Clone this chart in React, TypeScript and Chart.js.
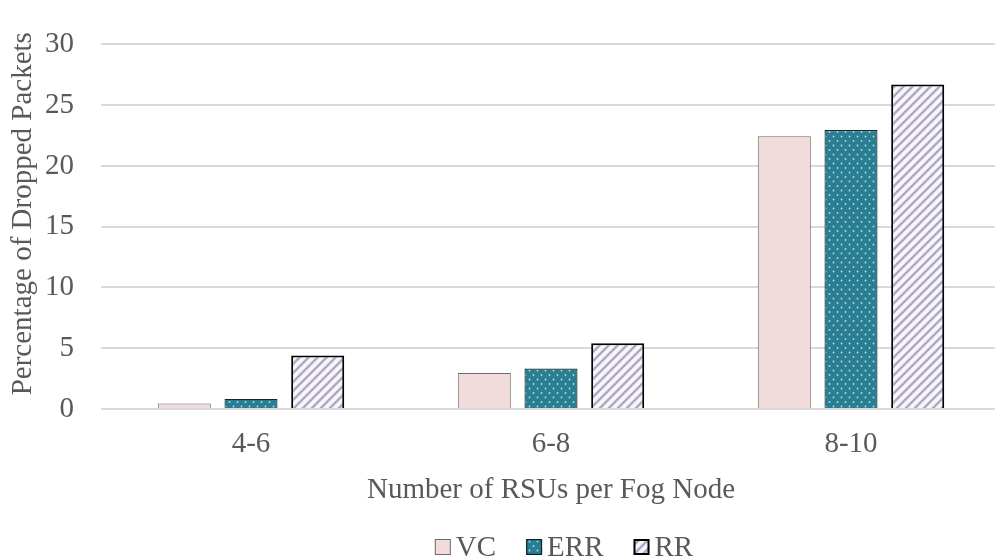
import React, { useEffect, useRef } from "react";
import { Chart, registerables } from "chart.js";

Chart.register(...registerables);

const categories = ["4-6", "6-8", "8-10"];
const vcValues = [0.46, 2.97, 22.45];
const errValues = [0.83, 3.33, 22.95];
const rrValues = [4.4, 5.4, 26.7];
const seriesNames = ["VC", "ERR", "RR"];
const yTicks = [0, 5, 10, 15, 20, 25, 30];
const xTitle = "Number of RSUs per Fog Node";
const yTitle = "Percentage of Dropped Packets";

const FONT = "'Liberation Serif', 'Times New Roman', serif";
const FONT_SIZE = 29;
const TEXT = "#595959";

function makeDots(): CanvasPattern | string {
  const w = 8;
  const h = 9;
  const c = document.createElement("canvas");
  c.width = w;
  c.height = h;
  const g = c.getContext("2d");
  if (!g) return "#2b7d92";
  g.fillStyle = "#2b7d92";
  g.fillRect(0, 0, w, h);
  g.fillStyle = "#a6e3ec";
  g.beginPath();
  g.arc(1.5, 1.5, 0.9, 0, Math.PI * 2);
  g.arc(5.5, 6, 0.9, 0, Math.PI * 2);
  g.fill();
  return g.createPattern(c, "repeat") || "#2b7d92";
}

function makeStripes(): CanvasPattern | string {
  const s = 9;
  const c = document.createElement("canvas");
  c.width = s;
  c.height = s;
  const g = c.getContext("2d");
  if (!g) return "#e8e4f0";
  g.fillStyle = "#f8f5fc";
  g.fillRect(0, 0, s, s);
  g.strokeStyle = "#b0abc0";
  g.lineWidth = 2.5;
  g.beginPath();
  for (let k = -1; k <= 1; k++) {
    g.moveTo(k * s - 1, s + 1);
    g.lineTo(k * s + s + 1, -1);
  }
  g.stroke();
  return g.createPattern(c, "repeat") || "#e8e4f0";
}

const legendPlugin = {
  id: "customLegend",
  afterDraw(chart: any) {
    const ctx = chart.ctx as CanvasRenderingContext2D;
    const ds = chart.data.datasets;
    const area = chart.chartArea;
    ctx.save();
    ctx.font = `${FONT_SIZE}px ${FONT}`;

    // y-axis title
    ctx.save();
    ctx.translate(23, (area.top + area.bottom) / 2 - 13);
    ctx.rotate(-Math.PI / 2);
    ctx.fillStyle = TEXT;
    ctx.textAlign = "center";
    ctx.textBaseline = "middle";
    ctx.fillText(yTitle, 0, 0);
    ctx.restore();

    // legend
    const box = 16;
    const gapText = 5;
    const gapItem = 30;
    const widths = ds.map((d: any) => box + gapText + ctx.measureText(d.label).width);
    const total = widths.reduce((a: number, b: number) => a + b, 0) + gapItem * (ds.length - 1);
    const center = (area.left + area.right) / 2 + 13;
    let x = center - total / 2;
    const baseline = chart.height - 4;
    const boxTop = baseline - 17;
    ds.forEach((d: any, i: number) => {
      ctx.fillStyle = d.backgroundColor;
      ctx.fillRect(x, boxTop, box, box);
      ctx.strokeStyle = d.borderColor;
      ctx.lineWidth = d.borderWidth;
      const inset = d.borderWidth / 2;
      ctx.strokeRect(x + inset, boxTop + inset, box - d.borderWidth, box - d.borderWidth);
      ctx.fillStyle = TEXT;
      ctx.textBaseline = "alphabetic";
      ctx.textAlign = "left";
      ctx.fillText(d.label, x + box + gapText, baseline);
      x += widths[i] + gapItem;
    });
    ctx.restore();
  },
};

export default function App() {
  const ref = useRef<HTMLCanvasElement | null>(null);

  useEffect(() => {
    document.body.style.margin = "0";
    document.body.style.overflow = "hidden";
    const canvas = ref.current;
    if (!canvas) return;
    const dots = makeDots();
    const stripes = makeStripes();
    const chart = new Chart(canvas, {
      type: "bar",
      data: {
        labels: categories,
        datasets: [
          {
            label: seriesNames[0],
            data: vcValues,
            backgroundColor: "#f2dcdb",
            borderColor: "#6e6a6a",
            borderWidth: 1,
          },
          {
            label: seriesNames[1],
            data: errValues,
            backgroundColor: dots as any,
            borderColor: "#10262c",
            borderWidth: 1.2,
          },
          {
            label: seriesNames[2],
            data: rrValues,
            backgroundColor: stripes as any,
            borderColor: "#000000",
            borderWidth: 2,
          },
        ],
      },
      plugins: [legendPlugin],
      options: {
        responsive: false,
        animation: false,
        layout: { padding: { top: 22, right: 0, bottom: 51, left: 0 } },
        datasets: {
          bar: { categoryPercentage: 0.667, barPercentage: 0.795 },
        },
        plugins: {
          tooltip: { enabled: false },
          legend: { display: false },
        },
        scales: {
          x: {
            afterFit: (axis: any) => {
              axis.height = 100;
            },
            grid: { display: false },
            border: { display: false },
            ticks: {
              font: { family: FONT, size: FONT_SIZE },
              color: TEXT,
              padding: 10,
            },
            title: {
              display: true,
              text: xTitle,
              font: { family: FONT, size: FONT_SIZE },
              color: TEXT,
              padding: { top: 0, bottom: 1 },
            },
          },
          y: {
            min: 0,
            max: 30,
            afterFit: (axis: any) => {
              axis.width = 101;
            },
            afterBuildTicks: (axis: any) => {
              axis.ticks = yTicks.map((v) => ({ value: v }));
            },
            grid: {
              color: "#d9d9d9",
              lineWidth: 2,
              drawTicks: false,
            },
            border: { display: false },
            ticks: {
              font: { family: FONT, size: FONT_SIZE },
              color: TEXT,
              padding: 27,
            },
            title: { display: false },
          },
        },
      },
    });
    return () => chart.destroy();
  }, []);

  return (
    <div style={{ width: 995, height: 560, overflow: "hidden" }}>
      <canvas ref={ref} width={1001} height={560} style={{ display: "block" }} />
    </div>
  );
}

==

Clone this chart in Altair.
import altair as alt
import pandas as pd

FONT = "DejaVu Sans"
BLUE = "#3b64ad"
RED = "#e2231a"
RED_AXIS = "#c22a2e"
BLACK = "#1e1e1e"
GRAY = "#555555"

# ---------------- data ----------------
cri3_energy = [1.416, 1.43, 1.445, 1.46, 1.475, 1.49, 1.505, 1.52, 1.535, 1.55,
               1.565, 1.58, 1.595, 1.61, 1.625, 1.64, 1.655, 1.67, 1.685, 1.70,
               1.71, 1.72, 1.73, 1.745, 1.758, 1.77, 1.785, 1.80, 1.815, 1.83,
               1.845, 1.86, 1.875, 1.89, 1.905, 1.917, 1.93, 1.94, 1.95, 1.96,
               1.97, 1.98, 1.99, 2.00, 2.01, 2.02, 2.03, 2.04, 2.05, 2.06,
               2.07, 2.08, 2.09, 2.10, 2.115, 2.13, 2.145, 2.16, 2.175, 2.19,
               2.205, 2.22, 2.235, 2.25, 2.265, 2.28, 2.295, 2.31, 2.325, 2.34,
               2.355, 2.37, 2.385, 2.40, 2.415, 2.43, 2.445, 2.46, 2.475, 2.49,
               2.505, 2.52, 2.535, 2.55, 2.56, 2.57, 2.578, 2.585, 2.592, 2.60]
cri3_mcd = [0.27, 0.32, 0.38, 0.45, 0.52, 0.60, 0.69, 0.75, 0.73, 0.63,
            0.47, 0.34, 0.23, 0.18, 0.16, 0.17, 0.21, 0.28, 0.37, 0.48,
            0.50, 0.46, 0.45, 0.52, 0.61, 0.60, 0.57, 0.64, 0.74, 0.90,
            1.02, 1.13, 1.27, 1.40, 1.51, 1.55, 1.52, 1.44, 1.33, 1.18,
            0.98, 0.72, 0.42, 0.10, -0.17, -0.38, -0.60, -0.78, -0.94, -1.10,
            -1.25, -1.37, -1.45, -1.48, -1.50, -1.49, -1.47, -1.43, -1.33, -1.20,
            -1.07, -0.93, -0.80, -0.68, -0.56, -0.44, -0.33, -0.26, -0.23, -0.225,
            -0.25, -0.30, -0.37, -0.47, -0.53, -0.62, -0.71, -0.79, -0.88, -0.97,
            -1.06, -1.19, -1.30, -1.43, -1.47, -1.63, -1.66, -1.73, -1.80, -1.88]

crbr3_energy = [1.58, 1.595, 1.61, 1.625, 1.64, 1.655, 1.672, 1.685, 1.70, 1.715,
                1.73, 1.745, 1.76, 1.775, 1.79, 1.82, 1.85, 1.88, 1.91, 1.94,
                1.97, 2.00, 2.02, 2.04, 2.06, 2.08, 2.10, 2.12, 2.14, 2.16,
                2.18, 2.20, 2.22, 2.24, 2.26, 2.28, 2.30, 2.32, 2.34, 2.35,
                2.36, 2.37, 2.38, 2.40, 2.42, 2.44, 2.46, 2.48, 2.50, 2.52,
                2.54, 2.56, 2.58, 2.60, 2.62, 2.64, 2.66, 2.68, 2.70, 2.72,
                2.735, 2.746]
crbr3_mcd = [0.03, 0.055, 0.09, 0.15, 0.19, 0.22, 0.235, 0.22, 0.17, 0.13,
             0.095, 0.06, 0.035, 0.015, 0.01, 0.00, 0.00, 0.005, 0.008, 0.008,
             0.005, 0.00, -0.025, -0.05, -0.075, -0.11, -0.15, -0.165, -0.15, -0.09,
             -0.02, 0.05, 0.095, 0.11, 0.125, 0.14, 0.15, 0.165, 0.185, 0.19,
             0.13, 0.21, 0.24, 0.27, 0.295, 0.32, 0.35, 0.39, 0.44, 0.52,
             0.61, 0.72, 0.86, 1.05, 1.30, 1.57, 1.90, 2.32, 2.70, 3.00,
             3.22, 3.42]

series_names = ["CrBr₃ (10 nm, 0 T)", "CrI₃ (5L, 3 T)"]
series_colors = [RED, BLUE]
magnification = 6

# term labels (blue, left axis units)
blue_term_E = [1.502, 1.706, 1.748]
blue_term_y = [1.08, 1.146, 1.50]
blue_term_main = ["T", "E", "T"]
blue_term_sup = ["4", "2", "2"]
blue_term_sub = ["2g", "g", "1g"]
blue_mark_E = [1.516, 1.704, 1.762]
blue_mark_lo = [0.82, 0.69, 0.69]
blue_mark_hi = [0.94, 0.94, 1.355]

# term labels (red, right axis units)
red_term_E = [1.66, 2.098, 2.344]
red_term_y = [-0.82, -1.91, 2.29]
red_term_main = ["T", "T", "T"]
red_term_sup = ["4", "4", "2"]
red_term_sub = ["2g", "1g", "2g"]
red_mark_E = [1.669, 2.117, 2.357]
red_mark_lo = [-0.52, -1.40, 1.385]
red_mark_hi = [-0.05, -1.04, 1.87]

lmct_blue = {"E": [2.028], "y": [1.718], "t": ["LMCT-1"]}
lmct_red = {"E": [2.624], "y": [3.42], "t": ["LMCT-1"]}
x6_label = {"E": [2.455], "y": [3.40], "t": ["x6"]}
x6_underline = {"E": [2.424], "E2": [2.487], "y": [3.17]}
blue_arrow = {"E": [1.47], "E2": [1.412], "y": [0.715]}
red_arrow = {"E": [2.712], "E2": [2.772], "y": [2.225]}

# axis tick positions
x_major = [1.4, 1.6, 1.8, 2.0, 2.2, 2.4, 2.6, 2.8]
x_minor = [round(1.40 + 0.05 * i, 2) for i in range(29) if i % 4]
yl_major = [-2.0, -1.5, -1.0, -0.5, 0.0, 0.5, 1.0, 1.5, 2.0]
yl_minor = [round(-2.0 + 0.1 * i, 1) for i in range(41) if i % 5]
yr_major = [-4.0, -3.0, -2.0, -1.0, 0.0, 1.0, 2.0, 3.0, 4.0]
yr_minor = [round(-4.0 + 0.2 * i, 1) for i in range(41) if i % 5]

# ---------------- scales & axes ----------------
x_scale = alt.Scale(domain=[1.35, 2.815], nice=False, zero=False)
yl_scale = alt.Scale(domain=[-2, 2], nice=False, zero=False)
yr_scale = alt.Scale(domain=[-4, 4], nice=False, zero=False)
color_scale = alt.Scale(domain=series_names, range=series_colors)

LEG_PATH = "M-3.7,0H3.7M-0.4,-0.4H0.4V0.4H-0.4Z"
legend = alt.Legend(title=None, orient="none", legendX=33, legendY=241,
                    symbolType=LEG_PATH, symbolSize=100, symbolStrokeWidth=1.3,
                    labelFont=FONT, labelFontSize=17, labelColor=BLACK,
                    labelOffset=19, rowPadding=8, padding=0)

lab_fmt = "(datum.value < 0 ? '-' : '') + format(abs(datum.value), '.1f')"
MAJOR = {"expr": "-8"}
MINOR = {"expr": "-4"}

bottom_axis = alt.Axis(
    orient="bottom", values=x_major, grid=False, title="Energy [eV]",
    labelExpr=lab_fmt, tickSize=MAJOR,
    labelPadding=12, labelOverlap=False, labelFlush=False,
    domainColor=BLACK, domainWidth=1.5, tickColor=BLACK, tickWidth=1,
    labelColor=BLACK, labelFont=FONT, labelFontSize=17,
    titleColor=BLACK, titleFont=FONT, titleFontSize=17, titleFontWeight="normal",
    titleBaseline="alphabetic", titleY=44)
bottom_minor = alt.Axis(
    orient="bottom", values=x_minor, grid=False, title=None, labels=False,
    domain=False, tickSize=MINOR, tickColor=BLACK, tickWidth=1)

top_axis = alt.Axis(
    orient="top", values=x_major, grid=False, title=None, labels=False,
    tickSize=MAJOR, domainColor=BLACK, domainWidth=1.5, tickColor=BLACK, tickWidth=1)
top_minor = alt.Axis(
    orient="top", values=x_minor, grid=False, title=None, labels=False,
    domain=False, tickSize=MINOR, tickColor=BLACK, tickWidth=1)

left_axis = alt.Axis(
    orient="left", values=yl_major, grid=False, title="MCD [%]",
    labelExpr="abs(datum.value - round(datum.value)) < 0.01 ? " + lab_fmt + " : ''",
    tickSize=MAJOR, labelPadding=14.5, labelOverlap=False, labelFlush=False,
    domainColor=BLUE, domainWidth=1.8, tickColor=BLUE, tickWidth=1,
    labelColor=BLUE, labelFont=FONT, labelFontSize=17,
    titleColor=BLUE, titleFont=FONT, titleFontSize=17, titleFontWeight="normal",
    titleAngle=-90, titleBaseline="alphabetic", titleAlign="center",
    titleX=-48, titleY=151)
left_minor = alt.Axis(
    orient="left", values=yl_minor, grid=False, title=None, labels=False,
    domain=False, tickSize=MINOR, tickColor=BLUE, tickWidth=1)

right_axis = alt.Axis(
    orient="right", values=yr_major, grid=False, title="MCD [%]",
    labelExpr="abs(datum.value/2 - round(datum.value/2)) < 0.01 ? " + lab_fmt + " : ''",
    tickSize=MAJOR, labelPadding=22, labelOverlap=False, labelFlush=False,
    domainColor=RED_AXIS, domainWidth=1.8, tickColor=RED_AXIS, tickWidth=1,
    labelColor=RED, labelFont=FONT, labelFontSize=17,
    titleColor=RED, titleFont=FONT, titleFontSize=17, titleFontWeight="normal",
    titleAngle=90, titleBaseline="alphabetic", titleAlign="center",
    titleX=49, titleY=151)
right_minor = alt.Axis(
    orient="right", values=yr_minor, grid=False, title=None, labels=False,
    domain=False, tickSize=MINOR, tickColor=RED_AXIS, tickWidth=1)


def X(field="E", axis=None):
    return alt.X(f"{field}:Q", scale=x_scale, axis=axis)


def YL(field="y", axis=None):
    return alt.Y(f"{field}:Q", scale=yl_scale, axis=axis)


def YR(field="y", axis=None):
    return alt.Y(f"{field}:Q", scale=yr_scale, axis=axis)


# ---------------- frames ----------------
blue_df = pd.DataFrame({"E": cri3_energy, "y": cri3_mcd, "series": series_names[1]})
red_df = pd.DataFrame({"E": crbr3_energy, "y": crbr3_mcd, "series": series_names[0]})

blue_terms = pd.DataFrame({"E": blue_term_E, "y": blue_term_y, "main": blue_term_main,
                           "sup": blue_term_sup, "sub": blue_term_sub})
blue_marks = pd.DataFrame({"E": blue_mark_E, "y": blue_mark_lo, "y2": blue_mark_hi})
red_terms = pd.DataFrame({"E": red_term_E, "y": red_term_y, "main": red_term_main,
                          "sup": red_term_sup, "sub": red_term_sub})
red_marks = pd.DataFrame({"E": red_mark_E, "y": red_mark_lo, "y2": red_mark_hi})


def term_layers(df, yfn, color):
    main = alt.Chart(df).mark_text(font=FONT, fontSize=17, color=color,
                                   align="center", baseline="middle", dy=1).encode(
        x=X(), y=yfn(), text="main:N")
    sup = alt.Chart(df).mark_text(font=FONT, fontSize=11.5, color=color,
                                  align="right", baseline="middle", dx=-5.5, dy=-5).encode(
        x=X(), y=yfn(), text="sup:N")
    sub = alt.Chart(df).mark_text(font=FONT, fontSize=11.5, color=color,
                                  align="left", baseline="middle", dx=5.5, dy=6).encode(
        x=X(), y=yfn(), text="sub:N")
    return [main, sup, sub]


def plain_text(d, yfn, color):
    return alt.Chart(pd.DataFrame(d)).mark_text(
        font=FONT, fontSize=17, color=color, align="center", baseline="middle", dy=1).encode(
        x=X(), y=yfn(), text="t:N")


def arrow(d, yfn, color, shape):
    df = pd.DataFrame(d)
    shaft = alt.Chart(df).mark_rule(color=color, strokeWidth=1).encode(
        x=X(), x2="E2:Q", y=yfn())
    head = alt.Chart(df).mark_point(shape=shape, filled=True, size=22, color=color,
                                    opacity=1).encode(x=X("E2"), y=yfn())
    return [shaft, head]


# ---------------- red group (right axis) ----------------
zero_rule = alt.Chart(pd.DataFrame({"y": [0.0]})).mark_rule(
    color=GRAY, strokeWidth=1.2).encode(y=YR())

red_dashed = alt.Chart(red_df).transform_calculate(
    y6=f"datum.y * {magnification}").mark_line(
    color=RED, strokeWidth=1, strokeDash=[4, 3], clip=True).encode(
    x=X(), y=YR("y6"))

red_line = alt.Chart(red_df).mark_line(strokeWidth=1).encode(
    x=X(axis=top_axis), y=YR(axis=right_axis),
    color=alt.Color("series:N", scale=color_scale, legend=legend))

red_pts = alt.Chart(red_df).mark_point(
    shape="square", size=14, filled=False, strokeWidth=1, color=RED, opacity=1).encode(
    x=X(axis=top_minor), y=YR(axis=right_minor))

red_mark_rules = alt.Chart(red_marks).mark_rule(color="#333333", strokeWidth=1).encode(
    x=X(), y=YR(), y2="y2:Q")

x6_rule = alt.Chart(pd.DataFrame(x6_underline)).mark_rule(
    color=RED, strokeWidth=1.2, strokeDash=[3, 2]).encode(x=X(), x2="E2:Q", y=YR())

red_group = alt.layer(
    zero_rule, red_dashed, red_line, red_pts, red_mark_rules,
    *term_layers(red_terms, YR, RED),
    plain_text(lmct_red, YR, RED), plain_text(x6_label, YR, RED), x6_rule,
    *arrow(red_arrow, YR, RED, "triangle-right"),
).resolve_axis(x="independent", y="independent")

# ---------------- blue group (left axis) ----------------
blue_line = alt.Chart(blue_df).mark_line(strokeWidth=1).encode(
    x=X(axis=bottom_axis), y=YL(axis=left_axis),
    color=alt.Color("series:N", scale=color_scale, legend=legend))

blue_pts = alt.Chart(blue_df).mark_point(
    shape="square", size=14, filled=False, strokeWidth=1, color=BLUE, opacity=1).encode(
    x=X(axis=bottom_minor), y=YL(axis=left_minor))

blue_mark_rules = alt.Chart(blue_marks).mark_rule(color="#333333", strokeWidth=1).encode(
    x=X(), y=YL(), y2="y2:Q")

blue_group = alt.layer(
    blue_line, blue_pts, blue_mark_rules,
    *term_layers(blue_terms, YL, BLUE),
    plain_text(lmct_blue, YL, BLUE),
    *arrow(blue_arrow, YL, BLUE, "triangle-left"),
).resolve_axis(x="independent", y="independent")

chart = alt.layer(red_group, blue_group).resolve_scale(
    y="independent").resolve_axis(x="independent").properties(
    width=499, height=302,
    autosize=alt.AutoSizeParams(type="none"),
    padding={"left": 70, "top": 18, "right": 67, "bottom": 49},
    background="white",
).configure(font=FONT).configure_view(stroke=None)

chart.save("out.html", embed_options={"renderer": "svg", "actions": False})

_PROBLEM_: Search the listing for the word "Clone" and return each line that holds it.

_EXERCISE ANSWER_:
Clone this chart in React, TypeScript and Chart.js.
Clone this chart in Altair.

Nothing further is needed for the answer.